*TASK OBJECTIVE*
Please print exactly the lines below, from the start of the material up to and including the line with "import pandas as pd", but none of the pictures.

*GIVEN INFORMATION*
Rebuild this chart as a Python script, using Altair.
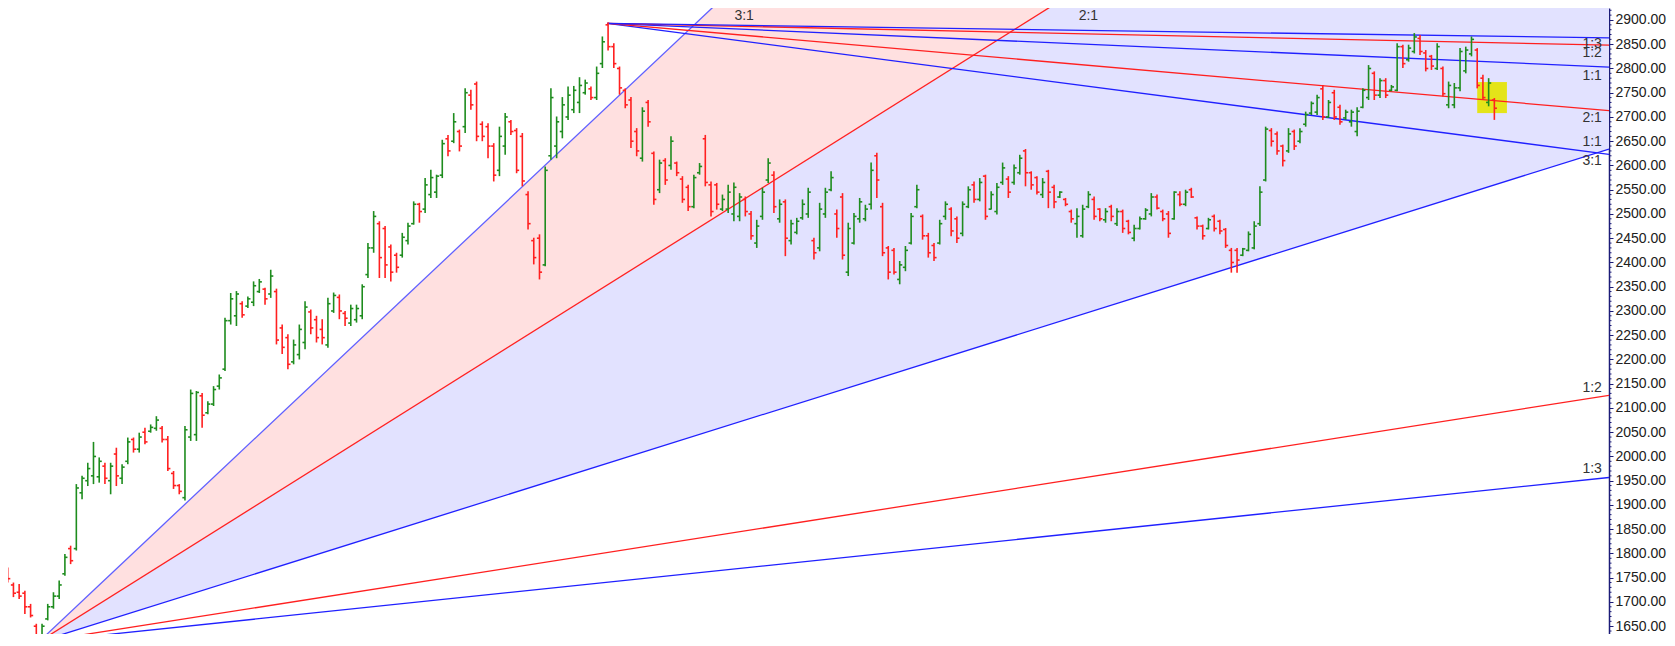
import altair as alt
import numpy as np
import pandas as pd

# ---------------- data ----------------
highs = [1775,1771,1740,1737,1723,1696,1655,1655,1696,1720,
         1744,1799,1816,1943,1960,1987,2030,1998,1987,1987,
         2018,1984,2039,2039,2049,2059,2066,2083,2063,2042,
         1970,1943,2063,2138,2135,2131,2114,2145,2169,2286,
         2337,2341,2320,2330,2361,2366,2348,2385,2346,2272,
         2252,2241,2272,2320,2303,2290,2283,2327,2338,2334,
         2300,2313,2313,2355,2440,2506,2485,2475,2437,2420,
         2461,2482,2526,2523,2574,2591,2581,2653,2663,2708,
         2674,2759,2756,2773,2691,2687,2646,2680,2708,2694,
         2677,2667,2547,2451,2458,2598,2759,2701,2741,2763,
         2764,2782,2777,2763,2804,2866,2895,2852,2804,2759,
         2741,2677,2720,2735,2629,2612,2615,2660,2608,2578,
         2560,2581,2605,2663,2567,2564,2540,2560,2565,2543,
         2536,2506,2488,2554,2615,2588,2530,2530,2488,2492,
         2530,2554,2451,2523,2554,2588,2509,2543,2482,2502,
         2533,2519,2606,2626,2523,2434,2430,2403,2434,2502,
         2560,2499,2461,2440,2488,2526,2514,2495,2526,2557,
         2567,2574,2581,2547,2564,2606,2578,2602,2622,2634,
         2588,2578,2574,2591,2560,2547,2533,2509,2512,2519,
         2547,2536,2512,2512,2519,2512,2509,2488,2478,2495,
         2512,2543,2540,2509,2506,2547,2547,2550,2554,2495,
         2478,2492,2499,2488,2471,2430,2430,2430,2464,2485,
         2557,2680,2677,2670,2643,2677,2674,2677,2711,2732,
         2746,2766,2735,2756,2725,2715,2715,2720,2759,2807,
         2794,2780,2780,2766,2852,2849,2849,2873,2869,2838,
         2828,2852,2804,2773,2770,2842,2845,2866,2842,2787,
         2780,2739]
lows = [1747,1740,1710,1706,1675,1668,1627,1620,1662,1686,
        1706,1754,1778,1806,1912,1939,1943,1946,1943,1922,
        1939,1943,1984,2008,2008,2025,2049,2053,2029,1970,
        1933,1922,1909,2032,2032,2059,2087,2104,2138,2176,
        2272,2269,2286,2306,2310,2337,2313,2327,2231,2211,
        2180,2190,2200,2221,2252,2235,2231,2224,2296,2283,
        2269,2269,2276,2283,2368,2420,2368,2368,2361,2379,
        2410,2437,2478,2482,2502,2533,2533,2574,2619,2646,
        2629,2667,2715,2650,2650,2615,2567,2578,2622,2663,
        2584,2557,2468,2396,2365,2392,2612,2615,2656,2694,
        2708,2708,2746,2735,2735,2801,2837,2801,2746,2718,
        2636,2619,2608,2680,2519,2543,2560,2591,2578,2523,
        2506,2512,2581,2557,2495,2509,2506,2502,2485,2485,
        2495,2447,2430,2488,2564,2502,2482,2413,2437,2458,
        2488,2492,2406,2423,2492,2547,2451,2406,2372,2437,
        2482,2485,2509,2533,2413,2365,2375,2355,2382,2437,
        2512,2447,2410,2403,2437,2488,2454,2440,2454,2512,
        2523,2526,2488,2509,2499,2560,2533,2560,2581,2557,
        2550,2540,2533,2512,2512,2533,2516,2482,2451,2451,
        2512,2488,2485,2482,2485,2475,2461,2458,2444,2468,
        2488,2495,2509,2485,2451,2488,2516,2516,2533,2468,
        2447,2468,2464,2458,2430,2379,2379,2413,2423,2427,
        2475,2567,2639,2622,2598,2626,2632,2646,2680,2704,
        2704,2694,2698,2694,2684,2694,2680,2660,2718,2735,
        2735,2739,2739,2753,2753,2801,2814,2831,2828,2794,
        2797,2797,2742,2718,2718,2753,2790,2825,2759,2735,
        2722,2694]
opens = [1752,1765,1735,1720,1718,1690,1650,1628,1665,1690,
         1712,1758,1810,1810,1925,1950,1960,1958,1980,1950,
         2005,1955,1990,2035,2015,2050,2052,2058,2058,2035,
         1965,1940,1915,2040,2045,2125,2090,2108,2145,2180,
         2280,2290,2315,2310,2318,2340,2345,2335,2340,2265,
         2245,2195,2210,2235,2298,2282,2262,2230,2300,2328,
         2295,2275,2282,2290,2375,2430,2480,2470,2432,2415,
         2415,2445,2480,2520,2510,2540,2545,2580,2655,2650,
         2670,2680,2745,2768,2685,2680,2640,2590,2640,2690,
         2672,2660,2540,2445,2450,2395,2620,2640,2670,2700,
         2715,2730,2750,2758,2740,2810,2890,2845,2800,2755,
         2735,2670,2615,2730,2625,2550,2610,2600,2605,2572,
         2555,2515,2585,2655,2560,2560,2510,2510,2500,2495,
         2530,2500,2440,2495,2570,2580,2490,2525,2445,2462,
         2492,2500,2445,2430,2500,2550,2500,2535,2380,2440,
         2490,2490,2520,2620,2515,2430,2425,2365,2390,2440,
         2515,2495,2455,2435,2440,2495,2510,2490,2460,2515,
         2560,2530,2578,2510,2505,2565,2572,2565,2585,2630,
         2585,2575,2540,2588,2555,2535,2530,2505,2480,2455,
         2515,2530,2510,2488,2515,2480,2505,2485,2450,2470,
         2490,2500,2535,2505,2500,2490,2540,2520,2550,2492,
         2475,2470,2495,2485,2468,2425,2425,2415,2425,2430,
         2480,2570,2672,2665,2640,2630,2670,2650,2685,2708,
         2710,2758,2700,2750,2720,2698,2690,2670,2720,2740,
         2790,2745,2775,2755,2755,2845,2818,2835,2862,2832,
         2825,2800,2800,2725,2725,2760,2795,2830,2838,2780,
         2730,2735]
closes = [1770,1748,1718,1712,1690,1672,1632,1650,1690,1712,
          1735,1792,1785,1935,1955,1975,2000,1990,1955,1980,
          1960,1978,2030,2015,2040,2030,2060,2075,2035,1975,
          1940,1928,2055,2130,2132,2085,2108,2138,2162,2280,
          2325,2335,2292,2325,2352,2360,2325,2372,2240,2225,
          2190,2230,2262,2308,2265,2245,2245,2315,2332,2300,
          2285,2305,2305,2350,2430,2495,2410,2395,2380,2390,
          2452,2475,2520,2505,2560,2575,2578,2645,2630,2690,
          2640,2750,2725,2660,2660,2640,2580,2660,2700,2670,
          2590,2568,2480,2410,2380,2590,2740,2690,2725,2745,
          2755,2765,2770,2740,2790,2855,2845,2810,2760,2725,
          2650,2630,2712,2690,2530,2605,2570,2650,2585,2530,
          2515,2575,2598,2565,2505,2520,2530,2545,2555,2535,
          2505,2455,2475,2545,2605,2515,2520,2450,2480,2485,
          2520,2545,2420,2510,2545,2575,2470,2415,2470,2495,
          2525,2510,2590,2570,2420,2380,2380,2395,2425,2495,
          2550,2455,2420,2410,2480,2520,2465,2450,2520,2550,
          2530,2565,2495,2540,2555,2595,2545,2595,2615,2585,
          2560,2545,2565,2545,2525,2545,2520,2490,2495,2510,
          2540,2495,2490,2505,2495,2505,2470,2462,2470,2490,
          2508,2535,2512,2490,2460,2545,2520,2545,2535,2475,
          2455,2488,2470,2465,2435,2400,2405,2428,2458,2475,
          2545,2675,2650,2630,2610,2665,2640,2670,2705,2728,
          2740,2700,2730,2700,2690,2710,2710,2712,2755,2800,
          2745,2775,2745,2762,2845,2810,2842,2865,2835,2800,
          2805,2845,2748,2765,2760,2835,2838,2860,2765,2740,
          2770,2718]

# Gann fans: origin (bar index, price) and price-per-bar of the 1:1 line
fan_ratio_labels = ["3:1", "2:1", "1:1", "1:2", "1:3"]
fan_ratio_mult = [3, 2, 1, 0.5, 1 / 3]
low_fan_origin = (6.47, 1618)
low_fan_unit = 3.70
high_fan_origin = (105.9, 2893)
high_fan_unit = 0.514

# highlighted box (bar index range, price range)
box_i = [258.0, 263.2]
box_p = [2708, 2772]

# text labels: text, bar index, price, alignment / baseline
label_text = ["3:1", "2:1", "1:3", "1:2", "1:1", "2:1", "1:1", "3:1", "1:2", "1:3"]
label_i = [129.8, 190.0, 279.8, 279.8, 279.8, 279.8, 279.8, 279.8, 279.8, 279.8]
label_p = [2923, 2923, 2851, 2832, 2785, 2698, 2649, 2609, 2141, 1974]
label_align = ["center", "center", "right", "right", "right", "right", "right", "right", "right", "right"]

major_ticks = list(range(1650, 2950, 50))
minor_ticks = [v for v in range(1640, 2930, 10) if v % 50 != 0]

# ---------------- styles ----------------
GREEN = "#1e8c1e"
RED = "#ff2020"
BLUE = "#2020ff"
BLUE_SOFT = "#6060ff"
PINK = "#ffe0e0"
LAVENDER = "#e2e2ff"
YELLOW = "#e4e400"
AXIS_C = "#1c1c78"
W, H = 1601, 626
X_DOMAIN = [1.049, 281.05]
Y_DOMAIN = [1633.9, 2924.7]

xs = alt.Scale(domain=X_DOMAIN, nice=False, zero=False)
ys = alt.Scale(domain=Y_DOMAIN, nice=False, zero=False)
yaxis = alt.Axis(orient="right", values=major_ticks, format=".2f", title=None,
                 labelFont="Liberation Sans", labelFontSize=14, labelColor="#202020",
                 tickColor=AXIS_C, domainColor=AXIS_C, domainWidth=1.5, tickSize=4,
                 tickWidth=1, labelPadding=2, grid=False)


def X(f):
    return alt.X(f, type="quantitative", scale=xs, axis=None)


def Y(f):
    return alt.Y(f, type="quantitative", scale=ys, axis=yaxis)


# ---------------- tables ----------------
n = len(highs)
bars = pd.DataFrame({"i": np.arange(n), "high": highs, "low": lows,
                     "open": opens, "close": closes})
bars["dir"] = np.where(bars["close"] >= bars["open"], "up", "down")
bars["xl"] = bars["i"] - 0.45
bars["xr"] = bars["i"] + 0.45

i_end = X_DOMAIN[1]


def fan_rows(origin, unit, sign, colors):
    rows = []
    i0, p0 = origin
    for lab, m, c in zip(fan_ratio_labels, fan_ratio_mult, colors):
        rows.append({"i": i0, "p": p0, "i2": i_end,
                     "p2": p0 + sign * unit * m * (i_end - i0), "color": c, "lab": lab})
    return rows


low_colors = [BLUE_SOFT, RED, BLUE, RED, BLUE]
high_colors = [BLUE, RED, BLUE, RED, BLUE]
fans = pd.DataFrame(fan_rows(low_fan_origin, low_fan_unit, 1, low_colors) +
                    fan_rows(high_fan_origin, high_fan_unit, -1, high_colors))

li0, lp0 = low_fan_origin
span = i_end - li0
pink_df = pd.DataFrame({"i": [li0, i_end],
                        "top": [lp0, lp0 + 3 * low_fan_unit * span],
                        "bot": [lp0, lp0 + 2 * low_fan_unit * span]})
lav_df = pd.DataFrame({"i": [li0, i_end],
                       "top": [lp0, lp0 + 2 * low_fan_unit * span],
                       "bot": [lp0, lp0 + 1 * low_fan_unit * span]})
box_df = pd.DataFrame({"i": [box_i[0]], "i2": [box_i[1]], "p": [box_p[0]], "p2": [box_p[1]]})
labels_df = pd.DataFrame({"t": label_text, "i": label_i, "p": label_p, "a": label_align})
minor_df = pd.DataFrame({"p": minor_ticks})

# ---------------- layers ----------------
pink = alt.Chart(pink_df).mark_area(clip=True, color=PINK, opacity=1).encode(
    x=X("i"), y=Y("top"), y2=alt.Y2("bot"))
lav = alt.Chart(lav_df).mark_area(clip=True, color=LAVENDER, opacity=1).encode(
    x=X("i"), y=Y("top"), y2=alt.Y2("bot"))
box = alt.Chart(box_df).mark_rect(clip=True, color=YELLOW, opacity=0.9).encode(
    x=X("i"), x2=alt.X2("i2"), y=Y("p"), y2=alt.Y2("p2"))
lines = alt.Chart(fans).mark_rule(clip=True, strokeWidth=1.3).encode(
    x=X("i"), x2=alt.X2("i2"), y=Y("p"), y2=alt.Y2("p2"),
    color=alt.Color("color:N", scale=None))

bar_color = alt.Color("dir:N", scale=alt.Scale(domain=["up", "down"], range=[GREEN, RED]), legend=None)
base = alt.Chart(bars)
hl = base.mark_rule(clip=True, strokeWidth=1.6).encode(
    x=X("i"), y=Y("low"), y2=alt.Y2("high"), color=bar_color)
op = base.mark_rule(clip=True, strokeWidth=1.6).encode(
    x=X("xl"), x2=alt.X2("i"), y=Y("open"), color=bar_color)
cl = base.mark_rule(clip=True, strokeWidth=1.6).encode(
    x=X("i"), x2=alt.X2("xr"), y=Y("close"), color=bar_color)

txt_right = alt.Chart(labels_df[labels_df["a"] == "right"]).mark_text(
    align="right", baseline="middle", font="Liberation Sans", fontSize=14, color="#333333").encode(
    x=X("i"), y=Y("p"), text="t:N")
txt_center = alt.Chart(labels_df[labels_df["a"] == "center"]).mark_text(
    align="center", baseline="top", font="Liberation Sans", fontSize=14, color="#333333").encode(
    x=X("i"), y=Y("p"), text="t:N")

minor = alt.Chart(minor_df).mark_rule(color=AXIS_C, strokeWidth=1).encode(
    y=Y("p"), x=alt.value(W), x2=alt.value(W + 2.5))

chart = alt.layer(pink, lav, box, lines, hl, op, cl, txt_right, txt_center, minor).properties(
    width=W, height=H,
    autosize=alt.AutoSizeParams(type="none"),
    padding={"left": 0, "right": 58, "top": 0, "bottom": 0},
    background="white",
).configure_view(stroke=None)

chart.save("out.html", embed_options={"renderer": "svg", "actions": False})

*RESULT FOR THIS TASK*
Rebuild this chart as a Python script, using Altair.
import altair as alt
import numpy as np
import pandas as pd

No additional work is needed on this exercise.